Direction:
Copy every line from the material below that holds "this".

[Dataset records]
______________________________

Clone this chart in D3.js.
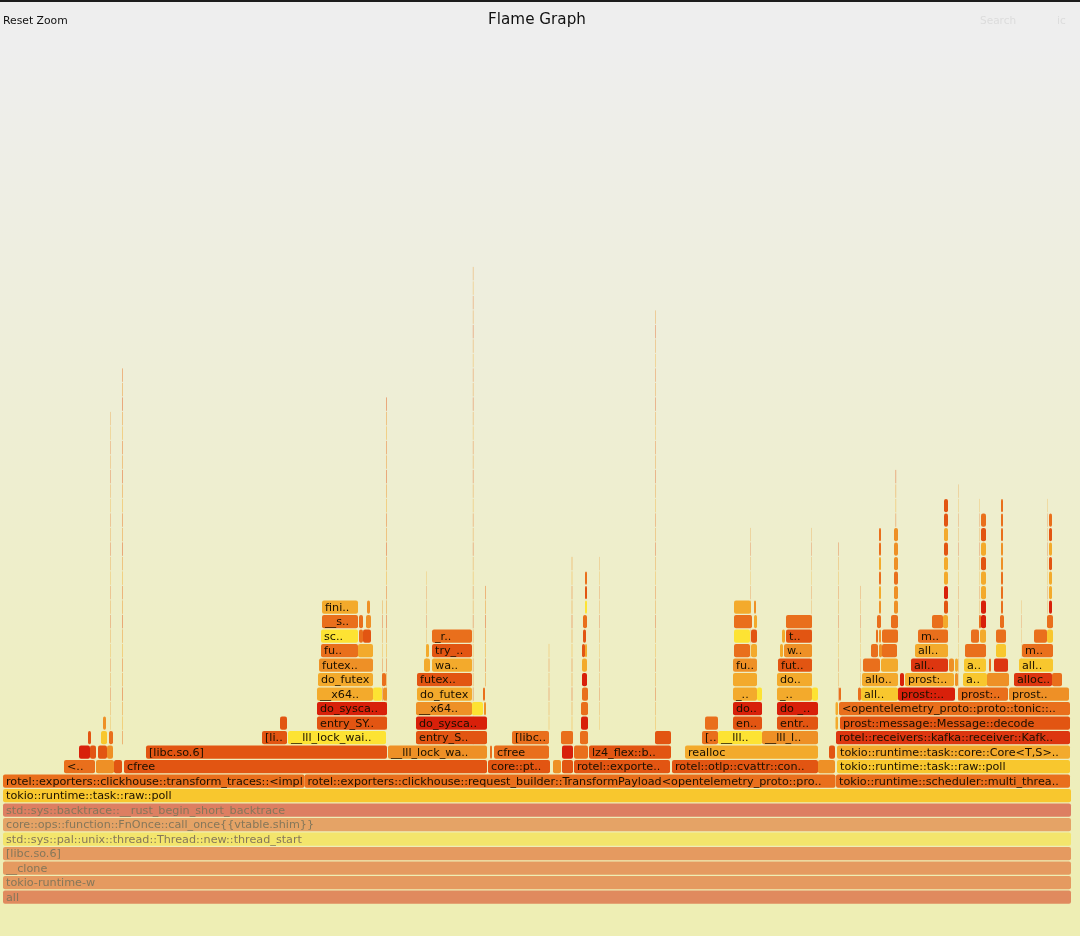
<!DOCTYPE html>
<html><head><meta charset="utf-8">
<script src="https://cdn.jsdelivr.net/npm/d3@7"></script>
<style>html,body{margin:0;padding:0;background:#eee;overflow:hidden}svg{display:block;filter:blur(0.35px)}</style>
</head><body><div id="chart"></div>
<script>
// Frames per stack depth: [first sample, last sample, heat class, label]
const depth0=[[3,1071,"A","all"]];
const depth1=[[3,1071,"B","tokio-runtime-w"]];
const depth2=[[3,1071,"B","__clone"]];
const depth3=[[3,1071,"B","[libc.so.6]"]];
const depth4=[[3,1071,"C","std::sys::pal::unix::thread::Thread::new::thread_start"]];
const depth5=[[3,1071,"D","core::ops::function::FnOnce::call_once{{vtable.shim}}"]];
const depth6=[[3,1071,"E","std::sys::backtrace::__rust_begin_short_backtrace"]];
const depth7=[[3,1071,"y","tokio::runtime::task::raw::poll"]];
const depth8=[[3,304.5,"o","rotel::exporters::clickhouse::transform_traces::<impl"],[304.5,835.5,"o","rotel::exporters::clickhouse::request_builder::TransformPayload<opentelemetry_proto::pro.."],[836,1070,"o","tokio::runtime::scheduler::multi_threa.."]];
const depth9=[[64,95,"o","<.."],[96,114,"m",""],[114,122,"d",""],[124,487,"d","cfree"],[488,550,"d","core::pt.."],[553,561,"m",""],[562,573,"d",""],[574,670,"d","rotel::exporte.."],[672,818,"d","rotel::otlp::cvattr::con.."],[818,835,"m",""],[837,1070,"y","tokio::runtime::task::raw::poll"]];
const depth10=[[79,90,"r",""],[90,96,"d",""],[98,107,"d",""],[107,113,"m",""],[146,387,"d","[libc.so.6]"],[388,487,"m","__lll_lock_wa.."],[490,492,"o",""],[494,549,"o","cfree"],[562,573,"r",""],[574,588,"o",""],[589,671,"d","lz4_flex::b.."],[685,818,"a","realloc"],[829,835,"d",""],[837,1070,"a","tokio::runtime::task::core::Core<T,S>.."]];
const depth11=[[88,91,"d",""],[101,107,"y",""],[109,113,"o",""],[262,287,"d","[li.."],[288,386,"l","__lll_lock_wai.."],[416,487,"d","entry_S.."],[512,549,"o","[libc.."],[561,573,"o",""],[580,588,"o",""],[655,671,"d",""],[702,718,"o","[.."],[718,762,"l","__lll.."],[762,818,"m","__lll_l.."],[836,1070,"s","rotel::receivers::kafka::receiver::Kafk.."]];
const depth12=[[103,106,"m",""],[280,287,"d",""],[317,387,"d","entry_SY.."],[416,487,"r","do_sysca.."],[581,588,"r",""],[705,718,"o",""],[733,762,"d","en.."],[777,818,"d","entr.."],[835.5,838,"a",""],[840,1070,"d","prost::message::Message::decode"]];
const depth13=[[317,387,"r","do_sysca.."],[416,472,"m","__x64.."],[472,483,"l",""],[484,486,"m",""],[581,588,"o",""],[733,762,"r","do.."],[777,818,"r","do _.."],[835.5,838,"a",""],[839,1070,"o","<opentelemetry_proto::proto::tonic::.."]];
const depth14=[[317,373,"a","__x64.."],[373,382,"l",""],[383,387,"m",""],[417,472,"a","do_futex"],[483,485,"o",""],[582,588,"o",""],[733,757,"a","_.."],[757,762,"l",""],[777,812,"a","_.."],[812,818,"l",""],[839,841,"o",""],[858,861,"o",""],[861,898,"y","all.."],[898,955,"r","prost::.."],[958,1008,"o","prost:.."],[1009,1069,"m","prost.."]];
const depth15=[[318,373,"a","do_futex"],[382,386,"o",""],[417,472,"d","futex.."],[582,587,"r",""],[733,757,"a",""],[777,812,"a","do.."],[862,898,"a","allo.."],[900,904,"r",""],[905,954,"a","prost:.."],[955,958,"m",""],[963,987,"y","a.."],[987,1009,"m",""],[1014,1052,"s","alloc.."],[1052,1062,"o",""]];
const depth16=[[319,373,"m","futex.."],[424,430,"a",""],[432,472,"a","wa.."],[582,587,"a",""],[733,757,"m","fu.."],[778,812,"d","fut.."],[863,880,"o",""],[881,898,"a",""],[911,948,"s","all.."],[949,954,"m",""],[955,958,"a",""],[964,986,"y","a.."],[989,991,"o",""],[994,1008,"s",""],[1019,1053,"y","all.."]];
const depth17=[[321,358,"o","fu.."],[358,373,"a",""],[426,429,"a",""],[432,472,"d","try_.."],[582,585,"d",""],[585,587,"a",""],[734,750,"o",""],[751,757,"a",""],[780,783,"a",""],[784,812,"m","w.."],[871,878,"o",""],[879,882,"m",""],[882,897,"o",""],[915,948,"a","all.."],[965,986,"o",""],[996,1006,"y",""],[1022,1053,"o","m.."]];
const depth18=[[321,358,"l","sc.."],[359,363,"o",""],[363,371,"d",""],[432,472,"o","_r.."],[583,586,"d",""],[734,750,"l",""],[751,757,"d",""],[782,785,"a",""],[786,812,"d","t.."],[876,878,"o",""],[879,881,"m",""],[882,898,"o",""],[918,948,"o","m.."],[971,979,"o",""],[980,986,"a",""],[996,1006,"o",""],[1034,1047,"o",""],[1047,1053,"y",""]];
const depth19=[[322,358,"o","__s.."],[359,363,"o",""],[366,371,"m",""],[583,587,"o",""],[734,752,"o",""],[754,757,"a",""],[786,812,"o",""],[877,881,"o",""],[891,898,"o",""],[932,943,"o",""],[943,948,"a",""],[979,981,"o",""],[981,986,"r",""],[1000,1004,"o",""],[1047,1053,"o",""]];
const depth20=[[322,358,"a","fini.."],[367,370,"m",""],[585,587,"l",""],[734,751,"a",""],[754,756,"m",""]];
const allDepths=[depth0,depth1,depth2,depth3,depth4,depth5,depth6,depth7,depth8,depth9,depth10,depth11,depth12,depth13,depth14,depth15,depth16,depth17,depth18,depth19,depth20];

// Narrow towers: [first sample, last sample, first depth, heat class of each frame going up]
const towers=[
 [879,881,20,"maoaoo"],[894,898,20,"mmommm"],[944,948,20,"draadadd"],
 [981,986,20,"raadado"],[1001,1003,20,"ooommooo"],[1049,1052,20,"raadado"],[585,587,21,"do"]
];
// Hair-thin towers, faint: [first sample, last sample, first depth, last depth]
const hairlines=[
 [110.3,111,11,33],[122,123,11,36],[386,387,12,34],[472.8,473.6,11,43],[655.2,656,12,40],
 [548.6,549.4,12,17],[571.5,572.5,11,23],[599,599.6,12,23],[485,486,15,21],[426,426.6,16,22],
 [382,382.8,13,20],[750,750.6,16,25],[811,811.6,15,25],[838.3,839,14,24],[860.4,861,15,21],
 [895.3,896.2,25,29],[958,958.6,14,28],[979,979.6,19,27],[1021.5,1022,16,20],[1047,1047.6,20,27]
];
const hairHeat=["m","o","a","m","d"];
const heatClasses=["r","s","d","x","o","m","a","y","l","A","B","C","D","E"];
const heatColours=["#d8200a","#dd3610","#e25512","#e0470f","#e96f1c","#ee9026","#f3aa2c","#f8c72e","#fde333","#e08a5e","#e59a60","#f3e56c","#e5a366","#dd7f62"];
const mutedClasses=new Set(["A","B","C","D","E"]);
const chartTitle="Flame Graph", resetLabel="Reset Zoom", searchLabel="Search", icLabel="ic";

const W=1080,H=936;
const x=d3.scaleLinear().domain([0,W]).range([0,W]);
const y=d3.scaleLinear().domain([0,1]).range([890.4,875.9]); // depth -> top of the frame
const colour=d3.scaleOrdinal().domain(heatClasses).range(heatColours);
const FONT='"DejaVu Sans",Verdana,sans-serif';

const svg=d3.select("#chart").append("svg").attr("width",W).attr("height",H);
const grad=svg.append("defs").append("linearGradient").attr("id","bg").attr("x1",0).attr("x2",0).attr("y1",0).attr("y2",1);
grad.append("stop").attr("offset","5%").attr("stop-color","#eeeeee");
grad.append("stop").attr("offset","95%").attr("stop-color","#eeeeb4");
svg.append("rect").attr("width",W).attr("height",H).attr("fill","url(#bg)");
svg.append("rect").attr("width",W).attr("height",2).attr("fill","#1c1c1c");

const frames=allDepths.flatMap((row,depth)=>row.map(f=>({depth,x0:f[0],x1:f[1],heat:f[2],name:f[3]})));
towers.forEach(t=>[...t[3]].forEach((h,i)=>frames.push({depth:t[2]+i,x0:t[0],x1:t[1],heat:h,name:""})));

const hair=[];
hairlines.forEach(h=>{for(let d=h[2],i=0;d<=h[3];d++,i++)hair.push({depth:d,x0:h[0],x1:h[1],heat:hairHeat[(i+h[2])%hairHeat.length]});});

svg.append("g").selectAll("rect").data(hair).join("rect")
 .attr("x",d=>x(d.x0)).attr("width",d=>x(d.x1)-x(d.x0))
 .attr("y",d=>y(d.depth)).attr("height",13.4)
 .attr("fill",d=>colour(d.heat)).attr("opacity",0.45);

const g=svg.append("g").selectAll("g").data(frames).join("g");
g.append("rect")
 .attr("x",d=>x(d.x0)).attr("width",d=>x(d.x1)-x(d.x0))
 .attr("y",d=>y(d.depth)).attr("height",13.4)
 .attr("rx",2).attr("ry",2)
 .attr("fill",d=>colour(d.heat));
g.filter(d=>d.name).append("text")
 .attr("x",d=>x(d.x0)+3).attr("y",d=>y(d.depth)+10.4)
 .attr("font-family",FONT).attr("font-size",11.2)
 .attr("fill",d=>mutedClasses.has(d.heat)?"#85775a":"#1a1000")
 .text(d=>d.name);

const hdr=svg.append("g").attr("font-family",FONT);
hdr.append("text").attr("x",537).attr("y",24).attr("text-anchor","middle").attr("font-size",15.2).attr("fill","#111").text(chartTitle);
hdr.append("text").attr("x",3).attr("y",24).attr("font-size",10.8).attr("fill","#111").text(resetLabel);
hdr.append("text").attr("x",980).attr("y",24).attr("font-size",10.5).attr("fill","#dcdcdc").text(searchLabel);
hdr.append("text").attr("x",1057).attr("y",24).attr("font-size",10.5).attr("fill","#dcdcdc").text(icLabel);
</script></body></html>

______________________________

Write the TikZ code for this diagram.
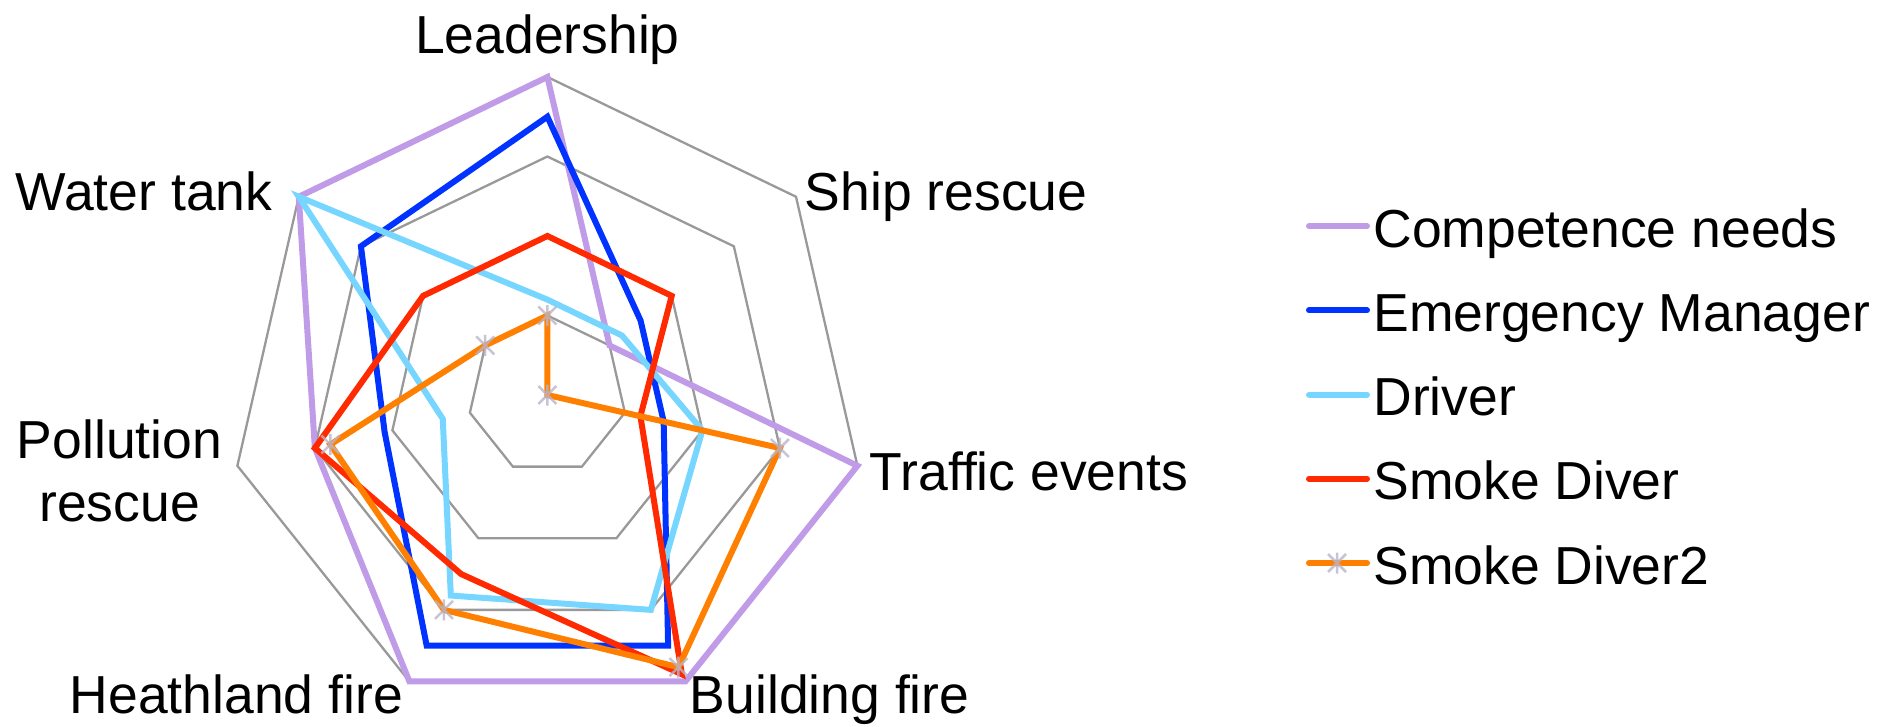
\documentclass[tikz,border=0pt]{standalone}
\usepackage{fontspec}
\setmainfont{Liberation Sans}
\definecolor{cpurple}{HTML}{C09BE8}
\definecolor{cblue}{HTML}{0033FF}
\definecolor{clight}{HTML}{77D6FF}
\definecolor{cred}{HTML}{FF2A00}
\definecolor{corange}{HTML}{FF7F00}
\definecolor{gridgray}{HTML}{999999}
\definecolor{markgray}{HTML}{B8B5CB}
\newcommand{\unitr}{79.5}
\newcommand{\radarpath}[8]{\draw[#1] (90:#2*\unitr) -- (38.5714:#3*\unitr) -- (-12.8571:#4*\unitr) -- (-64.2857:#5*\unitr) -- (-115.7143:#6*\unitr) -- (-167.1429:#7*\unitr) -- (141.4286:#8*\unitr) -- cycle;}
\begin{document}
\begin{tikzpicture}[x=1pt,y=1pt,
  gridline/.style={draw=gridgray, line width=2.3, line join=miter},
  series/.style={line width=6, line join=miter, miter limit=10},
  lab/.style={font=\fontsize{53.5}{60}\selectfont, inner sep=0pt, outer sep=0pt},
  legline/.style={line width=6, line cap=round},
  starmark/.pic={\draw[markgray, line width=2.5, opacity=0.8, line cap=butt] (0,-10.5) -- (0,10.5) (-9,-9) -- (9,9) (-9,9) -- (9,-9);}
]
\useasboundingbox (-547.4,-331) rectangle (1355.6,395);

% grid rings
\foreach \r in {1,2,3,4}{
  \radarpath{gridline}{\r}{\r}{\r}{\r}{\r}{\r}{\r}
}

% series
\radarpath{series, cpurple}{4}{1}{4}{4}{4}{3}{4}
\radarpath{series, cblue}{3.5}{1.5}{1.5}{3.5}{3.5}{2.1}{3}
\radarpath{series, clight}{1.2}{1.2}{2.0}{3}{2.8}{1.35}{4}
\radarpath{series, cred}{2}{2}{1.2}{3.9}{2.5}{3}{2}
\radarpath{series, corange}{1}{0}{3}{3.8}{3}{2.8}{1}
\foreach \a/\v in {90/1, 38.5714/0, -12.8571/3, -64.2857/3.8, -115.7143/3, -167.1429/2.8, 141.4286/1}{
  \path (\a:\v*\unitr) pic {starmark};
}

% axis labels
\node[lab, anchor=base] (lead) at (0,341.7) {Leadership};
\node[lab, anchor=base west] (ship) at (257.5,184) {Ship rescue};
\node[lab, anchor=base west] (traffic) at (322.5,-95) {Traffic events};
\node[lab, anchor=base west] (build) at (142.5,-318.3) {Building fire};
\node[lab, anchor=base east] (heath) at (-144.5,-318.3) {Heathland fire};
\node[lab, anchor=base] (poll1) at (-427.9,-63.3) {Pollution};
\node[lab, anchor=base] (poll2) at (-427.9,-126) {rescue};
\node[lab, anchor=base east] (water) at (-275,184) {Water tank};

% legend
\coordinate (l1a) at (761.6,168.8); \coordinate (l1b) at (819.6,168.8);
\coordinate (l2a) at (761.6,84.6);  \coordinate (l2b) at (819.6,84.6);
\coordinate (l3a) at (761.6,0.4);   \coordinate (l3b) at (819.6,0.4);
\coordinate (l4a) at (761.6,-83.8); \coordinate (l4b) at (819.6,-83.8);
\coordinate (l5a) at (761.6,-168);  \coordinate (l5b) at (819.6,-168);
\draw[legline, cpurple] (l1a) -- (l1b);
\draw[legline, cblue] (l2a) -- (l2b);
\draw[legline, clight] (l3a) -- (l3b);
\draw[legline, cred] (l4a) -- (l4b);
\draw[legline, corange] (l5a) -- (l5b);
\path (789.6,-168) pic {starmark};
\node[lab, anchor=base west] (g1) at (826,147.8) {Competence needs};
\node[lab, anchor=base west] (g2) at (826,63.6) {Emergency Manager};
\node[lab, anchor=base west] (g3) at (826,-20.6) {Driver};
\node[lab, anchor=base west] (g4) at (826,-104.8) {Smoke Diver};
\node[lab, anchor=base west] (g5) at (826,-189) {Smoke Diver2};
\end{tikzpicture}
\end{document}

______________________________

Exercise solution:
Clone this chart in D3.js.
Write the TikZ code for this diagram.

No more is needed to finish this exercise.